§ **WHAT IS EXPECTED**
Gather each line in the entries that includes the string "this".

++++++++++++++++++++

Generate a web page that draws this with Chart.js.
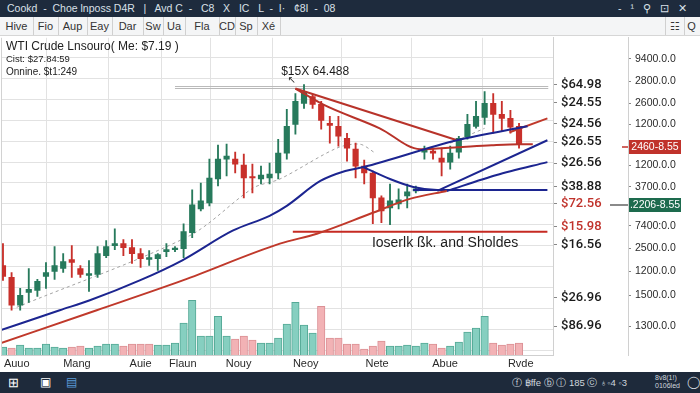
<!DOCTYPE html>
<html>
<head>
<meta charset="utf-8">
<script src="https://cdn.jsdelivr.net/npm/chart.js@4.4.1/dist/chart.umd.min.js"></script>
<style>
  body { margin:0; width:700px; height:393px; overflow:hidden; background:#fff; position:relative; font-family:'Liberation Sans', Arial, sans-serif; }
  #titlebar { position:absolute; left:0; top:0; width:700px; height:17px; background:#1e2b3d; color:#d9e0e8; font-size:10.5px; line-height:17px; white-space:pre; }
  #titlebar .t { position:absolute; left:7px; }
  #titlebar .ic { position:absolute; right:4px; letter-spacing:9px; }
  #tabs { position:absolute; left:0; top:17px; width:700px; height:18px; background:#f4f5f6; border-bottom:1px solid #d6d6d6; font-size:11px; color:#333; }
  #tabs span { position:absolute; top:0; height:18px; line-height:18px; text-align:center; border-right:1px solid #d0d0d0; }
  #chartbox { position:absolute; left:0; top:26px; }
  .info { position:absolute; left:6px; color:#222; white-space:pre; }
  #taskbar { position:absolute; left:0; top:372px; width:700px; height:21px; background:#1e2a3b; color:#cfd6de; font-size:9.5px; }
  #taskbar span { position:absolute; top:0; line-height:21px; white-space:pre; }
</style>
</head>
<body>
<div id="titlebar"><span class="t">Cookd  -  Choe lnposs D4R   |   Avd C  -   C8   X   IC   L  -  I·   ¢8I  -  08</span><span class="ic">-¹⚲⊡✕</span></div>
<div id="tabs">
  <span style="left:0;width:33px">Hive</span>
  <span style="left:33px;width:25px">Fio</span>
  <span style="left:58px;width:29px">Aup</span>
  <span style="left:87px;width:25px">Eay</span>
  <span style="left:112px;width:31px">Dar</span>
  <span style="left:143px;width:20px">Sw</span>
  <span style="left:163px;width:22px">Ua</span>
  <span style="left:185px;width:34px">Fla</span>
  <span style="left:219px;width:16px">CD</span>
  <span style="left:235px;width:22px">Sp</span>
  <span style="left:257px;width:23px">Xé</span>
  <span style="left:665px;width:18px;border-left:1px solid #d0d0d0">☷</span>
  <span style="left:683px;width:17px;border-right:none">Q</span>
</div>
<div id="chartbox"><canvas id="chart" width="700" height="346"></canvas></div>
<div class="info" style="top:39px;font-size:12px">WTI Crude Lnsouro( Me: $7.19 )</div>
<div class="info" style="top:53px;font-size:9.5px">Cist: $27.84:59</div>
<div class="info" style="top:66px;font-size:10px">Onnine. $t1:249</div>
<div id="taskbar">
  <span style="left:8px;font-size:13px;color:#fff">⊞</span>
  <span style="left:40px;font-size:12px;color:#fff">▣</span>
  <span style="left:66px;font-size:12px;color:#5b9bd8">▤</span>
  <span style="left:512px">ⓕ ฿ffe ⓑ ⓘ 185 ⓒ ♁◦4 ◦3</span>
  <span style="left:655px;font-size:7px;line-height:8px;top:2px">8v8(1!)<br>0106led</span>
  <span style="left:687px;font-size:12px">◯</span>
</div>
<script>
// candles (index = trading day)
const opens  = [38.0,35.6,30.0,32.6,33.0,35.8,36.8,37.4,39.2,37.4,36.0,36.2,40.0,42.0,42.4,41.6,40.4,39.2,39.4,40.8,
                41.2,41.4,44.6,49.4,50.6,55.4,59.4,59.4,58.2,55.8,55.4,55.6,56.6,60.6,66.4,70.6,72.0,70.4,66.6,66.0,
                63.6,61.4,58.0,56.6,51.6,49.6,50.4,52.0,53.0,60.8,61.0,59.6,58.8,60.8,63.8,66.0,67.8,70.6,68.4,67.6,66.0];
const highs  = [42.4,36.6,33.4,37.4,35.2,38.6,41.8,40.4,42.0,38.0,39.0,41.8,43.0,45.4,43.2,43.2,41.4,41.0,40.4,42.4,
                41.8,46.4,53.2,54.6,59.4,62.2,62.4,60.8,60.4,58.4,58.0,58.6,63.4,69.4,72.6,74.4,72.4,71.0,68.0,68.0,
                64.6,62.6,59.2,57.0,52.0,54.4,53.4,54.4,54.0,62.0,61.6,61.6,62.0,64.0,68.4,71.0,73.0,72.6,71.0,69.2,66.6];
const lows   = [35.0,29.0,29.0,30.6,31.8,33.4,35.2,36.6,35.6,35.6,32.8,35.6,39.6,41.2,40.0,38.4,37.6,38.0,37.0,39.8,
                40.8,39.6,43.6,49.0,50.0,54.0,56.0,56.6,51.6,52.6,54.4,54.4,55.4,59.4,64.4,69.6,69.6,65.4,62.6,62.0,
                59.0,55.6,54.4,46.4,46.6,46.2,49.4,49.6,52.6,59.4,59.4,56.0,57.4,59.6,63.4,65.6,66.4,64.6,65.0,64.6,61.6];
const closes = [35.8,30.0,32.0,33.2,34.8,36.6,38.0,38.8,38.6,36.2,36.4,40.4,41.8,42.4,41.6,40.4,39.4,39.6,40.2,41.2,
                41.4,44.8,50.2,51.0,55.6,59.4,60.0,58.4,55.6,55.6,56.2,56.4,60.6,66.0,71.0,73.0,70.4,67.2,66.2,64.0,
                61.6,58.0,56.6,51.6,49.0,51.0,51.2,52.8,53.4,61.2,60.6,58.8,60.6,63.6,66.4,68.0,70.6,68.4,67.6,65.8,62.4];
// volume and its colour (1 = up, 0 = down)
const volumes = [80,70,100,70,70,110,80,70,80,90,70,90,110,110,90,110,110,110,100,100,
                 120,320,550,190,190,390,190,160,190,150,120,120,170,310,530,300,220,490,170,170,
                 110,110,60,90,140,90,90,100,90,120,110,70,90,130,230,270,390,120,100,110,120];
const volUp   = [1,0,1,1,1,1,1,1,0,0,1,1,1,1,0,0,0,0,1,1,
                 1,1,1,1,1,1,1,0,0,0,1,1,1,1,1,1,1,0,0,0,
                 0,0,0,0,0,1,1,1,1,1,0,0,1,1,1,1,1,0,0,0,0];

// overlay lines [day, price]
const blueLong   = [[-0.23,25.0],[6.6,29.0],[10.1,31.0],[15.9,35.0],[20.8,39.0],[26.7,45.0],[31.0,48.0],[33.0,50.0],
                    [36.9,55.0],[39.8,57.0],[41.9,57.8],[52.8,63.2],[61.0,66.0]];
const redLong    = [[-0.23,22.4],[10.9,29.0],[20.9,35.0],[32.2,42.4],[36.5,44.4],[42.7,48.4],[47.3,51.4],[51.6,53.0]];
const blueDip    = [[41.9,57.8],[45.0,55.4],[47.7,53.8],[50.5,53.2],[52.3,53.2]];
const blueFlat   = [[47.7,53.2],[63.3,53.2]];
const blueUpper  = [[50.5,53.0],[63.3,63.2]];
const blueLower  = [[51.6,53.0],[57.4,56.2],[63.3,58.8]];
const redStraight= [[34.0,73.6],[52.8,63.2]];
const redCurve   = [[34.0,73.6],[37.2,70.4],[43.8,65.6],[48.5,61.4],[52.8,61.8],[56.8,62.2],[60.1,62.4],[61.6,62.4]];
const redShort   = [[58.9,64.8],[63.3,67.6]];
const redFloor   = [[33.7,44.8],[63.3,44.8]];
const grayTopA   = [[20.0,74.0],[63.4,74.0]];
const grayTopB   = [[20.0,73.6],[63.4,73.6]];
const dashedA    = [[1.6,29.6],[21.7,44.0],[29.1,53.6],[32.2,55.4],[38.8,61.6],[41.5,62.4],[43.3,60.6]];
const dashedB    = [[52.0,62.6],[56.0,65.6]];

// axes labels
const monthTickPos = [1.6,8.6,16.0,20.9,27.4,35.2,43.5,51.4,60.2];
const monthLabels  = ['Auuo','Mang','Auie','Flaun','Nouy','Neoy','Nete','Abue','Rvde'];
const priceTickLevels = [74.4,70.8,66.6,62.8,58.6,53.8,50.4,45.8,42.2,31.6,25.8];
const priceTickLabels = ['$64.98','$24.55','$24.56','$26.55','$26.56','$38.88','$72.56','$15.98','$16.56','$26.96','$86.96'];
const priceTickRed    = [0,0,0,0,0,0,1,1,0,0,0];
const sideTickLevels  = [79.6,75.0,70.6,66.4,58.2,53.8,46.0,41.4,36.8,32.0,25.8];
const sideTickLabels  = ['9400.0.0','2800.0.0','2600.0.0','1200.0.0','1200.0.0','3700.0.0','7400:0.0','2500.0.0','1200.0.0','1500.0.0','1300.0.0'];

// notes and badges
const peakNote = '$15X 64.488', peakNoteAt = [36.3, 77.0];
const arrowAt = [33.6, 75.2];
const floorNote = 'Ioserlk ßk. and Sholdes', floorNoteAt = [51.4, 42.4];
const badgeLabels = ['2460-8.55', '.2206-8.55'];
const badgeLevels = [61.8, 50.2];
const badgeColors = ['#c0322b', '#1d6b4e'];

const UP = '#277a5c', DOWN = '#c8302b';
const pts = a => a.map(([x, y]) => ({x, y}));
const line = (data, color, extra) => Object.assign({
  type: 'line', data: pts(data), borderColor: color, borderWidth: 2, pointRadius: 0,
  fill: false, tension: 0, order: 1
}, extra || {});

const overlay = {
  id: 'overlay',
  afterDraw(chart) {
    const {ctx, chartArea, scales: {x, y, y2}} = chart;
    ctx.save();
    ctx.strokeStyle = '#d2d2d2';
    ctx.lineWidth = 1;
    ctx.beginPath();
    ctx.moveTo(chartArea.left + 0.5, chartArea.top);
    ctx.lineTo(chartArea.left + 0.5, chartArea.bottom);
    ctx.stroke();

    ctx.fillStyle = '#1c1c1c';
    ctx.textAlign = 'center';
    ctx.textBaseline = 'middle';
    ctx.font = '12px "Liberation Sans"';
    ctx.fillText(peakNote, x.getPixelForValue(peakNoteAt[0]), y.getPixelForValue(peakNoteAt[1]));
    ctx.font = '10px "DejaVu Sans"';
    ctx.fillText('↖', x.getPixelForValue(arrowAt[0]), y.getPixelForValue(arrowAt[1]));
    ctx.font = '14px "Liberation Sans"';
    ctx.fillText(floorNote, x.getPixelForValue(floorNoteAt[0]), y.getPixelForValue(floorNoteAt[1]));

    badgeLevels.forEach((v, i) => {
      const py = Math.round(y.getPixelForValue(v));
      ctx.strokeStyle = i === 0 ? badgeColors[0] : '#8a8a8a';
      ctx.lineWidth = i === 0 ? 1.5 : 2;
      ctx.beginPath();
      ctx.moveTo(i === 0 ? y2.left - 6 : y2.left - 18, py);
      ctx.lineTo(y2.left, py);
      ctx.stroke();
      ctx.fillStyle = badgeColors[i];
      ctx.fillRect(y2.left + 1, py - 7, 52, 14);
      ctx.fillStyle = '#fff';
      ctx.font = '10.5px "Liberation Sans"';
      ctx.textAlign = 'center';
      ctx.fillText(badgeLabels[i], y2.left + 27, py + 0.5);
    });
    ctx.restore();
  }
};

new Chart(document.getElementById('chart'), {
  type: 'bar',
  data: {
    datasets: [
      { label: 'Volume', yAxisID: 'vol', grouped: false, order: 10, barThickness: 7.5,
        data: volumes.map((v, i) => ({x: i, y: v})),
        backgroundColor: volUp.map(u => u ? '#86cfc0' : '#f2b2b5'),
        borderColor: volUp.map(u => u ? '#55a996' : '#db9095'), borderWidth: 1 },
      line(dashedA, '#a3a3a3', {borderWidth: 1, borderDash: [3, 3], order: 9, tension: 0.3}),
      line(dashedB, '#a3a3a3', {borderWidth: 1, borderDash: [3, 3], order: 9}),
      line(grayTopA, '#b9b9b9', {borderWidth: 1, order: 9}),
      line(grayTopB, '#b9b9b9', {borderWidth: 1, order: 9}),
      { label: 'Wick', grouped: false, order: 6, barThickness: 1.2,
        data: lows.map((l, i) => ({x: i, y: [l, highs[i]]})),
        backgroundColor: closes.map((c, i) => c >= opens[i] ? UP : DOWN) },
      { label: 'Body', grouped: false, order: 5, barThickness: 5.5, minBarLength: 1.5,
        data: opens.map((o, i) => ({x: i, y: [o, closes[i]]})),
        backgroundColor: closes.map((c, i) => c >= opens[i] ? UP : DOWN) },
      line(blueLong, '#1c2590', {cubicInterpolationMode: 'monotone'}),
      line(redLong, '#c0392b', {cubicInterpolationMode: 'monotone'}),
      line(blueDip, '#1c2590', {cubicInterpolationMode: 'monotone'}),
      line(blueFlat, '#1c2590'),
      line(blueUpper, '#1c2590'),
      line(blueLower, '#1c2590', {tension: 0.3}),
      line(redStraight, '#b8332a'),
      line(redCurve, '#b8332a', {cubicInterpolationMode: 'monotone'}),
      line(redShort, '#c0392b'),
      line(redFloor, '#c62a22')
    ]
  },
  options: {
    responsive: false,
    animation: false,
    layout: { padding: { left: 1, top: 10, right: 0, bottom: 0 } },
    plugins: { legend: { display: false }, tooltip: { enabled: false } },
    scales: {
      x: {
        type: 'linear', min: -0.23, max: 63.95, offset: false,
        afterBuildTicks: s => { s.ticks = monthTickPos.map(v => ({value: v})); },
        afterFit: s => { s.height = 17; },
        ticks: { autoSkip: false, maxRotation: 0, padding: 2, color: '#2a2a2a',
                 font: { family: 'Liberation Sans', size: 11 },
                 callback: (v, i) => monthLabels[i] },
        grid: { color: '#e2e2e2', drawTicks: false },
        border: { color: '#cfcfcf' }
      },
      yGrid: {
        position: 'left', min: 20, max: 83.8,
        ticks: { display: false, stepSize: 4.2, includeBounds: false },
        grid: { color: '#e2e2e2', drawTicks: false },
        border: { display: false },
        afterFit: s => { s.width = 0; }
      },
      vol: { display: false, min: 0, max: 3190 },
      y: {
        position: 'right', weight: 0, min: 20, max: 83.8,
        afterBuildTicks: s => { s.ticks = priceTickLevels.map(v => ({value: v})); },
        afterFit: s => { s.width = 75; },
        ticks: { autoSkip: false, padding: 4,
                 color: c => priceTickRed[c.index] ? '#c0322b' : '#1a1a1a',
                 font: { family: 'Roboto', size: 13, weight: '500' },
                 callback: (v, i) => priceTickLabels[i] },
        grid: { drawOnChartArea: false, drawTicks: true, tickLength: 4, color: '#888' },
        border: { color: '#d0d0d0' }
      },
      y2: {
        position: 'right', weight: 1, min: 20, max: 83.8,
        afterBuildTicks: s => { s.ticks = sideTickLevels.map(v => ({value: v})); },
        afterFit: s => { s.width = 72; },
        ticks: { autoSkip: false, padding: 4, color: '#2a2a2a',
                 font: { family: 'Liberation Sans', size: 10.5 },
                 callback: (v, i) => sideTickLabels[i] },
        grid: { drawOnChartArea: false, drawTicks: true, tickLength: 3, color: '#888' },
        border: { color: '#d0d0d0' }
      }
    }
  },
  plugins: [overlay]
});
</script>
</body>
</html>
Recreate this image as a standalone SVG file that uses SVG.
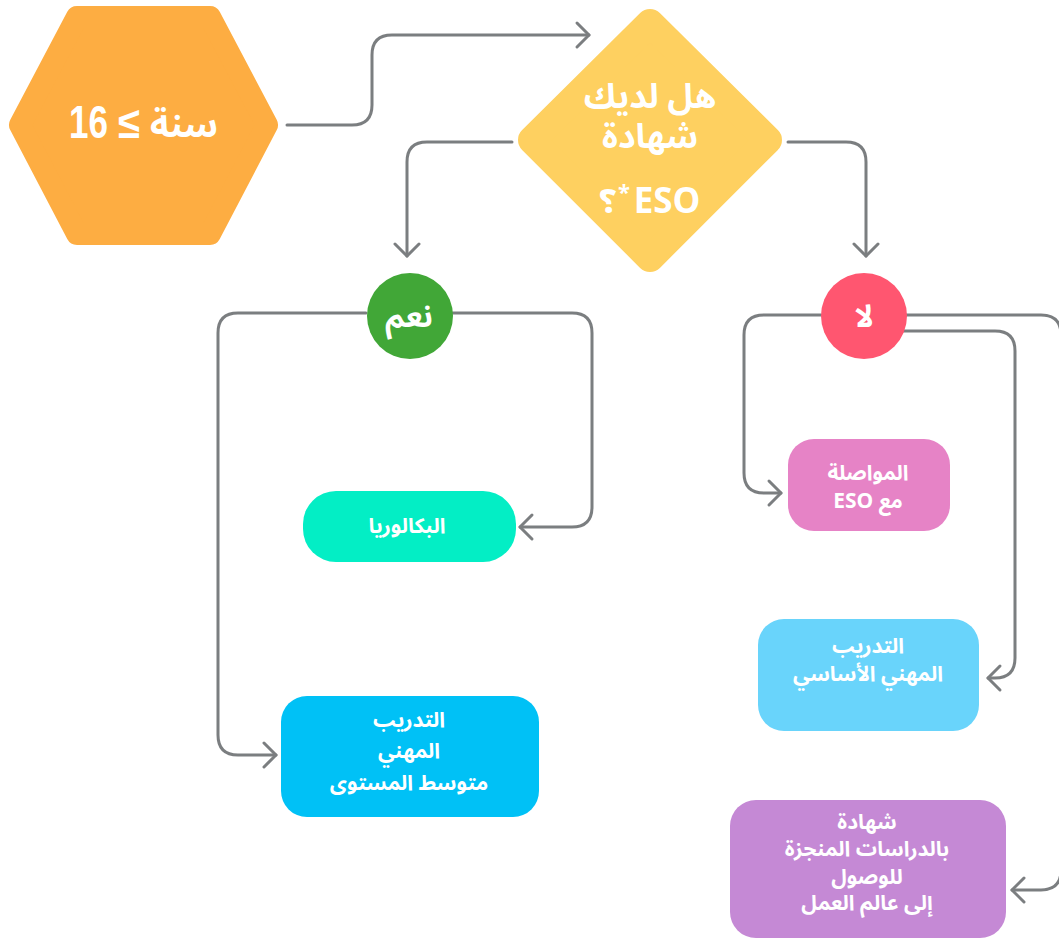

++++++++++++++++++++

§ **RESULT**
Generate a web page that draws this with Chart.js.
Recreate this image as a standalone SVG file that uses SVG.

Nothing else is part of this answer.